[Records with drawing code]
--- Begin ---
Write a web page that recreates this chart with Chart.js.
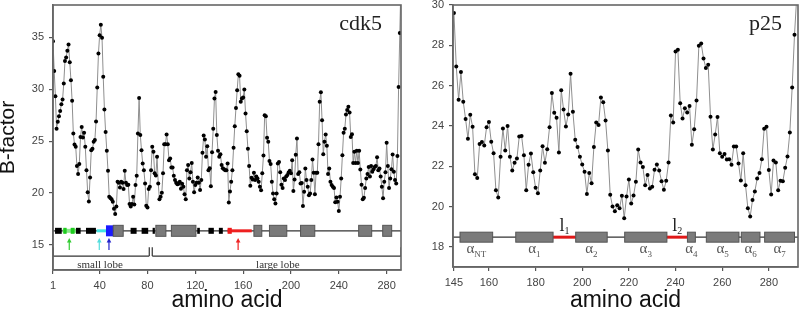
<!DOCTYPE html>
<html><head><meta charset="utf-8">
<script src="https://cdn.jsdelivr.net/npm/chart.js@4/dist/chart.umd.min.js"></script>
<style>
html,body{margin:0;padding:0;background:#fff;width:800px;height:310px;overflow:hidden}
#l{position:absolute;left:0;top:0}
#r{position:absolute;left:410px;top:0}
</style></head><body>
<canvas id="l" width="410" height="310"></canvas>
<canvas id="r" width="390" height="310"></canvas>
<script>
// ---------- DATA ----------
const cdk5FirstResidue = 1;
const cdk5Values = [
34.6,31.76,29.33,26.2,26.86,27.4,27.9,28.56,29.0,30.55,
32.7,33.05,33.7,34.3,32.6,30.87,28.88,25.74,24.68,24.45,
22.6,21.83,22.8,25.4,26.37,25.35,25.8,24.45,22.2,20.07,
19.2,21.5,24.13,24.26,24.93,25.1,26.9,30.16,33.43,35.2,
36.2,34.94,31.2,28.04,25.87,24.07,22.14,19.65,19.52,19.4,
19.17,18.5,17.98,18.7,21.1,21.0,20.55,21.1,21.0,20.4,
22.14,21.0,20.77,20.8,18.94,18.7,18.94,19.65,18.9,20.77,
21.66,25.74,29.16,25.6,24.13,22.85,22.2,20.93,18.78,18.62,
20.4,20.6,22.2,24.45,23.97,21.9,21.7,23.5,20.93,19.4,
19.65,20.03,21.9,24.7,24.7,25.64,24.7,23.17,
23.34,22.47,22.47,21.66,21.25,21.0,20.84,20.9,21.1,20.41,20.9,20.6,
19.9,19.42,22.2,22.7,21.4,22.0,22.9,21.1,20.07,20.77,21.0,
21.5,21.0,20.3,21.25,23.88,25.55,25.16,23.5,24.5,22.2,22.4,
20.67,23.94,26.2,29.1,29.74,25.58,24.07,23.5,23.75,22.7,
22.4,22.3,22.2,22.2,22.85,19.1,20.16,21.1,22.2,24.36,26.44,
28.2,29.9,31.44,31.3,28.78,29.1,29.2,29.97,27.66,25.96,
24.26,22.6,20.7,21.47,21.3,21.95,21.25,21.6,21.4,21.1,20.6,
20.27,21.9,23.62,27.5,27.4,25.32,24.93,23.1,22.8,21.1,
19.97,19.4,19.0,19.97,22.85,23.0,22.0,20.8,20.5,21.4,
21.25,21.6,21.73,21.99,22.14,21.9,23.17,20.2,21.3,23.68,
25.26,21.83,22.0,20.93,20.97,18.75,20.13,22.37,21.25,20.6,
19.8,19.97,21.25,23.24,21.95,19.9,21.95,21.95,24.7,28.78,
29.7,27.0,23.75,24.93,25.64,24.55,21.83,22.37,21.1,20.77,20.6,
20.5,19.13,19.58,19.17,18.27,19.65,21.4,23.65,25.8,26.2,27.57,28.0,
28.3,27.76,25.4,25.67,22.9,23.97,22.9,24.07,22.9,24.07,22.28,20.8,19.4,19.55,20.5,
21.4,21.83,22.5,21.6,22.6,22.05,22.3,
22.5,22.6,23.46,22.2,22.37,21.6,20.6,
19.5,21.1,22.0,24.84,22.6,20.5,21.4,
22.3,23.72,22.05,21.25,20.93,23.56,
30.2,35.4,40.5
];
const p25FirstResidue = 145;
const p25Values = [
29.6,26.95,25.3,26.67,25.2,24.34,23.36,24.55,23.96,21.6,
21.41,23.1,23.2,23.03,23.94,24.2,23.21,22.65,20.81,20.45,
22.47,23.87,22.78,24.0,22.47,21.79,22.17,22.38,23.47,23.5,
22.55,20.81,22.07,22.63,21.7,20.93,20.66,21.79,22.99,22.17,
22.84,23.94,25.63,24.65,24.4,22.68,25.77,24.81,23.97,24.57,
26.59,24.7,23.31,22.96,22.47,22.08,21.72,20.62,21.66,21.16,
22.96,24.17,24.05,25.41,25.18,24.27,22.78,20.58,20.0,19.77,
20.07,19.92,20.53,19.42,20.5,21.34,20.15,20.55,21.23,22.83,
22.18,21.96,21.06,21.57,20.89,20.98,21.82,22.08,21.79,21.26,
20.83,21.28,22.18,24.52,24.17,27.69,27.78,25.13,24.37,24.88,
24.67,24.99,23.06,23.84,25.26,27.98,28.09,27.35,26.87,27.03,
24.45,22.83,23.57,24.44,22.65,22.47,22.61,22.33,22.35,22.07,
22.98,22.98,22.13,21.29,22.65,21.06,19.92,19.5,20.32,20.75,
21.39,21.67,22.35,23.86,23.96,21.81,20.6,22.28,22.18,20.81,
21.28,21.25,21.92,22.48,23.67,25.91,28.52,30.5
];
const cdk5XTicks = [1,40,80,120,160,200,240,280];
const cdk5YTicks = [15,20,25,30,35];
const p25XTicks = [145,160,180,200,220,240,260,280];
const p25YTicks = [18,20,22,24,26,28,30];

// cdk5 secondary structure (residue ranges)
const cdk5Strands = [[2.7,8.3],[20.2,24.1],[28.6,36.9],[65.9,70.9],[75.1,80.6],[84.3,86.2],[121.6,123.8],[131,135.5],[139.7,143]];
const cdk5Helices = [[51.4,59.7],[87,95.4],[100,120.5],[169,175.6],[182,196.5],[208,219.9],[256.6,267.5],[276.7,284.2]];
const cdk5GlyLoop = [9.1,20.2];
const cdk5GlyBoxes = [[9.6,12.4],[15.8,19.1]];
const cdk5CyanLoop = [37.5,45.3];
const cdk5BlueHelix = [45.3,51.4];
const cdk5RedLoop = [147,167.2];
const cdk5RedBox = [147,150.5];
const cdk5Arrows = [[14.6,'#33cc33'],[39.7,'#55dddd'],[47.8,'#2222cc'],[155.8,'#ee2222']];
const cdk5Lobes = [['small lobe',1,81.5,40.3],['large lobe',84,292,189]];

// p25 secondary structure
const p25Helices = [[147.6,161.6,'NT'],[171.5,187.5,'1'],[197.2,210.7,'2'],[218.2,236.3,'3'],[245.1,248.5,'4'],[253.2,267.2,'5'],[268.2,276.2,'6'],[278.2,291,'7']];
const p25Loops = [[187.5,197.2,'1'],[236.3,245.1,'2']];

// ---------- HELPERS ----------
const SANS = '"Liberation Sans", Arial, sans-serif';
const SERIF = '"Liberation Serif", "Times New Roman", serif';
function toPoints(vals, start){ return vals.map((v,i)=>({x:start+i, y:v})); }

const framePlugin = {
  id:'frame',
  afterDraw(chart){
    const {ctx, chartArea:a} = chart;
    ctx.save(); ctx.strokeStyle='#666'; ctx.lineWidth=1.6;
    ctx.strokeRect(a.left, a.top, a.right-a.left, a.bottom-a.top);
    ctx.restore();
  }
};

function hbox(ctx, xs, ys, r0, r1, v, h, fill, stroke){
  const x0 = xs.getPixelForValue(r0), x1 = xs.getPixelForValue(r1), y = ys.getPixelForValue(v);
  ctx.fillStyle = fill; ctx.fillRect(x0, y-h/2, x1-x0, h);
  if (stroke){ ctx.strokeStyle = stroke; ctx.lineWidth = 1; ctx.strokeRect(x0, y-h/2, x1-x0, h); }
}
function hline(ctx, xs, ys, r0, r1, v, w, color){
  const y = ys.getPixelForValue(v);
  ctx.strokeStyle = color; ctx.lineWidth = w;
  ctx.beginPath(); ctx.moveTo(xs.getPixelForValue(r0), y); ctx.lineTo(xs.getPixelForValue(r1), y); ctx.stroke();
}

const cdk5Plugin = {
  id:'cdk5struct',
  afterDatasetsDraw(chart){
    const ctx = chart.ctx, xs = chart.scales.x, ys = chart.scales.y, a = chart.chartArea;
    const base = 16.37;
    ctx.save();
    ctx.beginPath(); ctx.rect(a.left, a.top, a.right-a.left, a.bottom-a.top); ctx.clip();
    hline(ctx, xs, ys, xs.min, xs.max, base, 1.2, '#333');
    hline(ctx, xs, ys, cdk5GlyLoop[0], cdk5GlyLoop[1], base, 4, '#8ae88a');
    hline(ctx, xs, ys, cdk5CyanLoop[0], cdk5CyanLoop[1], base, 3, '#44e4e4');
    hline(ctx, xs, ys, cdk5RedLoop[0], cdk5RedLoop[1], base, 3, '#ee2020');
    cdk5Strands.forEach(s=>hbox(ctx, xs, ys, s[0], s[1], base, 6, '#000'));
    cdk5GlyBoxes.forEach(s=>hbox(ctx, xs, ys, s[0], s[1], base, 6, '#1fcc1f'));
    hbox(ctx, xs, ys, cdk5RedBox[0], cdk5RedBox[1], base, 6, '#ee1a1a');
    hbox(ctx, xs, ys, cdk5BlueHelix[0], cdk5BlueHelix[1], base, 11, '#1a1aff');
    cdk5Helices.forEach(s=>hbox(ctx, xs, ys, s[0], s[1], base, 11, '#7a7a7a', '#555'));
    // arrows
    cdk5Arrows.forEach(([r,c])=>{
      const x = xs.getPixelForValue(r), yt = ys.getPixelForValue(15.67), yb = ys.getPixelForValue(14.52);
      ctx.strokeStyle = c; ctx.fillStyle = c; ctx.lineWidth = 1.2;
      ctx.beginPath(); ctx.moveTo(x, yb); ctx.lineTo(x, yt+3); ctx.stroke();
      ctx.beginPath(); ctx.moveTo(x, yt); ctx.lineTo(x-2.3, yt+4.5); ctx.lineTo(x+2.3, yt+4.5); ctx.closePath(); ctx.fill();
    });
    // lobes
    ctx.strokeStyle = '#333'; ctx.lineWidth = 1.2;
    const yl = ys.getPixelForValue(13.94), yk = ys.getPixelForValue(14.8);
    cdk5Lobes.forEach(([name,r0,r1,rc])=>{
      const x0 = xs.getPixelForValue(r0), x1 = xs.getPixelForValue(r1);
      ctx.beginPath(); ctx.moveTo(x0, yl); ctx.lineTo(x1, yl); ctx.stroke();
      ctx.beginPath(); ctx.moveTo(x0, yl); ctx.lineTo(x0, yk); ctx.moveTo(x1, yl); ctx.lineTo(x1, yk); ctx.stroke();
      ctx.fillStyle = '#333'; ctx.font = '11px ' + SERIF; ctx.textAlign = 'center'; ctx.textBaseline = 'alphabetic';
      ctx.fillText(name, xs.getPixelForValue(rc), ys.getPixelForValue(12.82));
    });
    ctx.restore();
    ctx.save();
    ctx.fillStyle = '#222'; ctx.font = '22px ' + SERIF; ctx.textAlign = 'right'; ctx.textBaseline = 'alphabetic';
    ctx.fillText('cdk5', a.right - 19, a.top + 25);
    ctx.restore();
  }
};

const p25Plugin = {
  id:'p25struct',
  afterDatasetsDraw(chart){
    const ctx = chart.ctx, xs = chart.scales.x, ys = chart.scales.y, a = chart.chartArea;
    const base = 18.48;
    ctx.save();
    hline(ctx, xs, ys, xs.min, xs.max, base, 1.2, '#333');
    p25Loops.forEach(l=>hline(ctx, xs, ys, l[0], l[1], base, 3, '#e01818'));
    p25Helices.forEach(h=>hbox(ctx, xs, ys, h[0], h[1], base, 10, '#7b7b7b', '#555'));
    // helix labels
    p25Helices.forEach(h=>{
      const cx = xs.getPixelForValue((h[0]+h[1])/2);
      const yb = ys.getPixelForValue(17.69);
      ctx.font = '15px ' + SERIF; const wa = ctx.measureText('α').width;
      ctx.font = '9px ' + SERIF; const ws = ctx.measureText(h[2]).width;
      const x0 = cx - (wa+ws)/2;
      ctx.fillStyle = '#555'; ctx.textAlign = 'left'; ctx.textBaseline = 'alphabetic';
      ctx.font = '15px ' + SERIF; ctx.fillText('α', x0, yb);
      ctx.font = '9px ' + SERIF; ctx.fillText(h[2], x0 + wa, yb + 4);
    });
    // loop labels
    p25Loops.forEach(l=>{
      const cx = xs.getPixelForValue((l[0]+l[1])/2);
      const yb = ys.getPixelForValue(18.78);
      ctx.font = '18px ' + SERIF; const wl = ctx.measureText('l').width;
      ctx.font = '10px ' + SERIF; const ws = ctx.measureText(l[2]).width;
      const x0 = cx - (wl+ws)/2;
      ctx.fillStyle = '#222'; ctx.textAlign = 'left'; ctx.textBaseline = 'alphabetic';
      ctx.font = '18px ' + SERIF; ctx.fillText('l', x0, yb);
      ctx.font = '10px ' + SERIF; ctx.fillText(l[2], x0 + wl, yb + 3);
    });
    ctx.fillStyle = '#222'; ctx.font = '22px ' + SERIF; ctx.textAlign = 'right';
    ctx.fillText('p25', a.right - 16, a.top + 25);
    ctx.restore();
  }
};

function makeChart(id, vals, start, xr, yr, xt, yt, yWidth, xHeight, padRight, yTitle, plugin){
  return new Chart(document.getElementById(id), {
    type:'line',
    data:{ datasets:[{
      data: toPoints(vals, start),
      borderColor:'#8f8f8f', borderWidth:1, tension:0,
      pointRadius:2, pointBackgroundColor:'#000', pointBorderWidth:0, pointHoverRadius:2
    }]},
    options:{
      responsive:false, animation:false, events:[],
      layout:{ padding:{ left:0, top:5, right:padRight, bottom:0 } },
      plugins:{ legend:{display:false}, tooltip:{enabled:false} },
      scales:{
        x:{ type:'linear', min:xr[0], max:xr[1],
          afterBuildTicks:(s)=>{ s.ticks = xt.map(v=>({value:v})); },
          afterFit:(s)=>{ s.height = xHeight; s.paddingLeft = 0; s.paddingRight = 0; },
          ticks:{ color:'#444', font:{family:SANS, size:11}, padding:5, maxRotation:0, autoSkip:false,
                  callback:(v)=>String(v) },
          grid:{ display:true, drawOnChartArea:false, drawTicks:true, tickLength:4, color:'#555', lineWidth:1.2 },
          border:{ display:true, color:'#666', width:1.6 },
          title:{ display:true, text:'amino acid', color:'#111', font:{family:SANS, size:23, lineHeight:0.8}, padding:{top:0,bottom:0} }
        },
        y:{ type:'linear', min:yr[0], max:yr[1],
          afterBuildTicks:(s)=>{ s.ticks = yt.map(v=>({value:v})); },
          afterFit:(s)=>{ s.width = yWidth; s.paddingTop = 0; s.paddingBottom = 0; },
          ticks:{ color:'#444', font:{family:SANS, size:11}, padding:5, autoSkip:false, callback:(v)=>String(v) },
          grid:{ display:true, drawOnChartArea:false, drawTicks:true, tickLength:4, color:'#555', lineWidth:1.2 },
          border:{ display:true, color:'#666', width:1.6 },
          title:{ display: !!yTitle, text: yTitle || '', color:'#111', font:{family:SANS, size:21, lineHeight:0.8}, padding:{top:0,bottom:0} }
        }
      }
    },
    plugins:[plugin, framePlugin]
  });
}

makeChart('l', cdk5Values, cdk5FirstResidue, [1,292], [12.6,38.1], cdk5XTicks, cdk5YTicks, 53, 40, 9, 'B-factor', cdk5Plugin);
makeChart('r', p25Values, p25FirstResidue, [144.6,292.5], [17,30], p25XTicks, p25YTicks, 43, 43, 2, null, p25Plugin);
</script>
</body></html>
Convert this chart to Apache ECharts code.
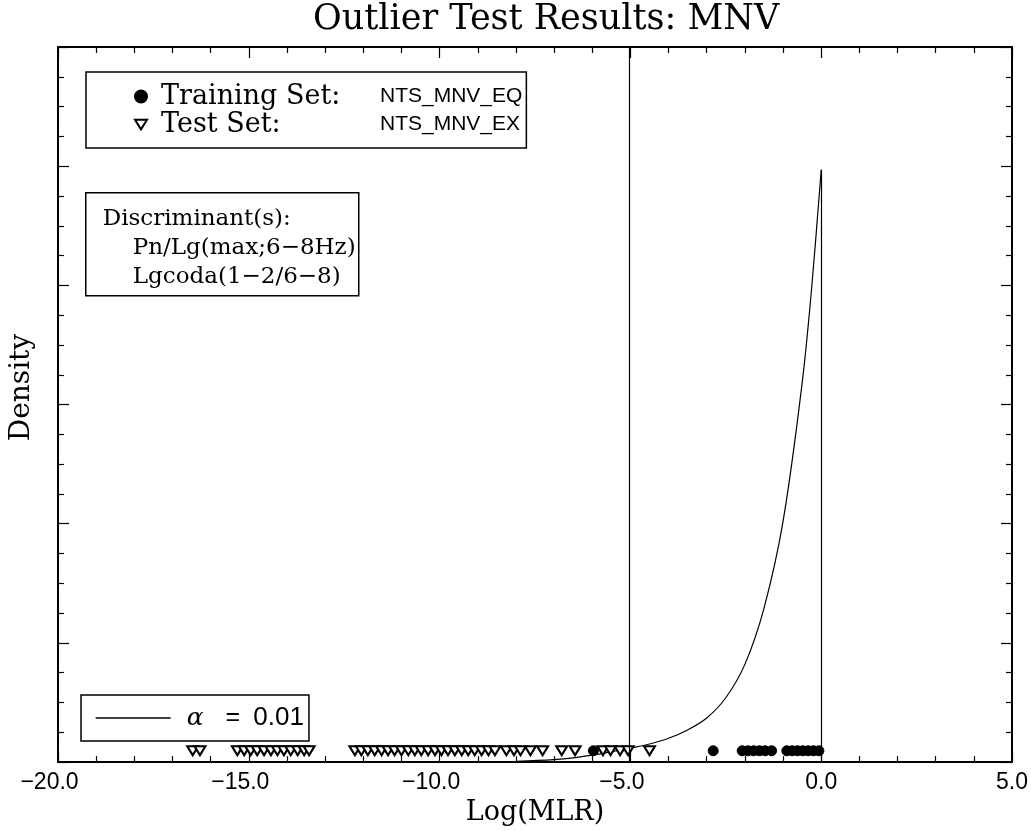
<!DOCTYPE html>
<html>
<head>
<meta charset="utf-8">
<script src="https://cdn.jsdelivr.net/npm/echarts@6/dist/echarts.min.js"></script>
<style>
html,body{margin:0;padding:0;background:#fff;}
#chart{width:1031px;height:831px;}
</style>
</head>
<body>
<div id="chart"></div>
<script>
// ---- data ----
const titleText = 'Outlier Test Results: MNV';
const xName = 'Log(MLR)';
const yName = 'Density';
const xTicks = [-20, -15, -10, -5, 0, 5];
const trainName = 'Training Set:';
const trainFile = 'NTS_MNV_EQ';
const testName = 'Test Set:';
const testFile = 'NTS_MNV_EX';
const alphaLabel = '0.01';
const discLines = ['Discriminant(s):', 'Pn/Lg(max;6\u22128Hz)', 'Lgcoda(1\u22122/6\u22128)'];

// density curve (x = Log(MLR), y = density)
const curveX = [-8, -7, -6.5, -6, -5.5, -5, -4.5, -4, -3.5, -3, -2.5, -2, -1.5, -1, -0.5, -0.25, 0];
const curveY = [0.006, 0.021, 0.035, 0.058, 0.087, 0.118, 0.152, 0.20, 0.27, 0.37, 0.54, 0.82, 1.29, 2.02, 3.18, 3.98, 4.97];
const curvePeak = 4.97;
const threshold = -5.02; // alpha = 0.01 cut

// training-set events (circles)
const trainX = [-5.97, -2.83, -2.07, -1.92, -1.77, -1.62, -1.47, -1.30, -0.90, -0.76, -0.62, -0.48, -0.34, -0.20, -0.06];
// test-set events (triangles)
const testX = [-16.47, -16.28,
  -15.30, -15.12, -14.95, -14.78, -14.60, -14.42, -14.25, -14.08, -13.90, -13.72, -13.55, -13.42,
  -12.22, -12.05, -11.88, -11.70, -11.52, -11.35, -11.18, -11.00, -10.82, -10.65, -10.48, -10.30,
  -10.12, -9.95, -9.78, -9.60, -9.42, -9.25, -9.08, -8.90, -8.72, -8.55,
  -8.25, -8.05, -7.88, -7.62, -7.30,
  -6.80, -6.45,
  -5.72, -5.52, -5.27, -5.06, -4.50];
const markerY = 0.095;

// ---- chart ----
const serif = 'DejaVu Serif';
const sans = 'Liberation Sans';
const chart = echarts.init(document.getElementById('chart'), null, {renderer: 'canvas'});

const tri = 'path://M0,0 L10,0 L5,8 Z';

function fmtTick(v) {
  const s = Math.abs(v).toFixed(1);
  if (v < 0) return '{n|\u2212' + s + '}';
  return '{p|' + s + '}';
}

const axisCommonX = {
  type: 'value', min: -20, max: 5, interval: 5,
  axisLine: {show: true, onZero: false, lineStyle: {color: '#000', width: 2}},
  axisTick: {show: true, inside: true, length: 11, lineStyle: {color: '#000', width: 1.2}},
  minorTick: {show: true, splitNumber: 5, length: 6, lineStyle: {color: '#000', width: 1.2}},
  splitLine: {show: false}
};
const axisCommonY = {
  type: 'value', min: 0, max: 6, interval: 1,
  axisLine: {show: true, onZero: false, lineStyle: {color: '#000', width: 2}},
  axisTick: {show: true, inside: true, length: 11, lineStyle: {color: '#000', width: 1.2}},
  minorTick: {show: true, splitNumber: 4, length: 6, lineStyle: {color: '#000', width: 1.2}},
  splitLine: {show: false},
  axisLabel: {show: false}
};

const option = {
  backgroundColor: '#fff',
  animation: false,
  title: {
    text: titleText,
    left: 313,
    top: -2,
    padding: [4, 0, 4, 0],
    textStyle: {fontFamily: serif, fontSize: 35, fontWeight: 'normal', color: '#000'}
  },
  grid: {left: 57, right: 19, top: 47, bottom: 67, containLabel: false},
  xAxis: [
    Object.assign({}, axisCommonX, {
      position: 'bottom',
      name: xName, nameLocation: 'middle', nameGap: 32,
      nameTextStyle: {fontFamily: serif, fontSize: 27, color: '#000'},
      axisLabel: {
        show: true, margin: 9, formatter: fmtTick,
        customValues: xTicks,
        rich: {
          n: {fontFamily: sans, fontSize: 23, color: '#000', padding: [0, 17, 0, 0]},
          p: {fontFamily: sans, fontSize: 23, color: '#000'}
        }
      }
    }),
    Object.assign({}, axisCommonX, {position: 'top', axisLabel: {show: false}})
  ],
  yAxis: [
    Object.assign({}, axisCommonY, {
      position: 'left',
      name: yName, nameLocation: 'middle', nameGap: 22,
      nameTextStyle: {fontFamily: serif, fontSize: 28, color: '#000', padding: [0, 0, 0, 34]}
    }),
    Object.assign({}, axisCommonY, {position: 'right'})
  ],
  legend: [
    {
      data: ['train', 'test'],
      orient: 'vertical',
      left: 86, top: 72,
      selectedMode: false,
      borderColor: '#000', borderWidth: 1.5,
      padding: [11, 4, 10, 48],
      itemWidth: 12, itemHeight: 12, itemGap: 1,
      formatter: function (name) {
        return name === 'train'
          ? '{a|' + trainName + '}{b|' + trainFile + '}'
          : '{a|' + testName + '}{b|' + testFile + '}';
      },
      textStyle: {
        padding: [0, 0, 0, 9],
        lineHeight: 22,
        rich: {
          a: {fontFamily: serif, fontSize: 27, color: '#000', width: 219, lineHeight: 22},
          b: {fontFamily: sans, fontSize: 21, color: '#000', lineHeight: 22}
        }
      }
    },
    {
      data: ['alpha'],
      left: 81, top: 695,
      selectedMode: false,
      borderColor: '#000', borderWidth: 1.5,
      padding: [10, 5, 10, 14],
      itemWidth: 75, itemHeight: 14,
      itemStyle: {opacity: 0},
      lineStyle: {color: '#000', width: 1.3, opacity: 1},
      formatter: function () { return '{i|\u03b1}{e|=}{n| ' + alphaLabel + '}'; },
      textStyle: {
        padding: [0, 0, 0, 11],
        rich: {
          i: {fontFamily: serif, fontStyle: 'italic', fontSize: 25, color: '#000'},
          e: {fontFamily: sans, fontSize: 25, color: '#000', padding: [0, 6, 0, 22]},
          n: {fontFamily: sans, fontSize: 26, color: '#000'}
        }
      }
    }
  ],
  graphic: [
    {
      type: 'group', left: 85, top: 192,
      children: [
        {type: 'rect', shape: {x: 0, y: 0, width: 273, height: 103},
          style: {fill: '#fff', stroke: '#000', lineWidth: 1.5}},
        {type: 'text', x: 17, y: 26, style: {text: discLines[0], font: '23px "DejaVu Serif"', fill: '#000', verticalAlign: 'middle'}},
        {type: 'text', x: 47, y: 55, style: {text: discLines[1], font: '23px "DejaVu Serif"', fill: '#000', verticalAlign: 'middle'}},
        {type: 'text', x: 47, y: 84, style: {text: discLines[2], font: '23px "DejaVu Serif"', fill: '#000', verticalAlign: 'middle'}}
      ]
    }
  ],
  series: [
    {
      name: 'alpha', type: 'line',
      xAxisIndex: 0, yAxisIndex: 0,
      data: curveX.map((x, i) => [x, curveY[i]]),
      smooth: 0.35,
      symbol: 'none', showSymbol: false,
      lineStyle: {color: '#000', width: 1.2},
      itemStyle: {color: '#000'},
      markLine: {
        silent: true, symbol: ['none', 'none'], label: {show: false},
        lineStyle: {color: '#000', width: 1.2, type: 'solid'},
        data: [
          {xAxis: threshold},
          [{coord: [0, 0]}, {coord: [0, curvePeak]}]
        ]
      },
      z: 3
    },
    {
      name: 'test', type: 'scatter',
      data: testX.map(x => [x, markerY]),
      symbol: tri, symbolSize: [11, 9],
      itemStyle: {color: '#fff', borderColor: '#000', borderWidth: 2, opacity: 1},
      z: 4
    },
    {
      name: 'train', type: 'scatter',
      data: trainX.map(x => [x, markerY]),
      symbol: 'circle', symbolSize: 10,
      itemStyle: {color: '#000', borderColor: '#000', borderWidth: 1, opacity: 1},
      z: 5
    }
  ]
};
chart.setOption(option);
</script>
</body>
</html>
--- End ---
__PROBLEM TO WORK ON__
Report how many lines of the entries hold the string "this". Provide the number alone.

__COMPLETE RESPONSE__
2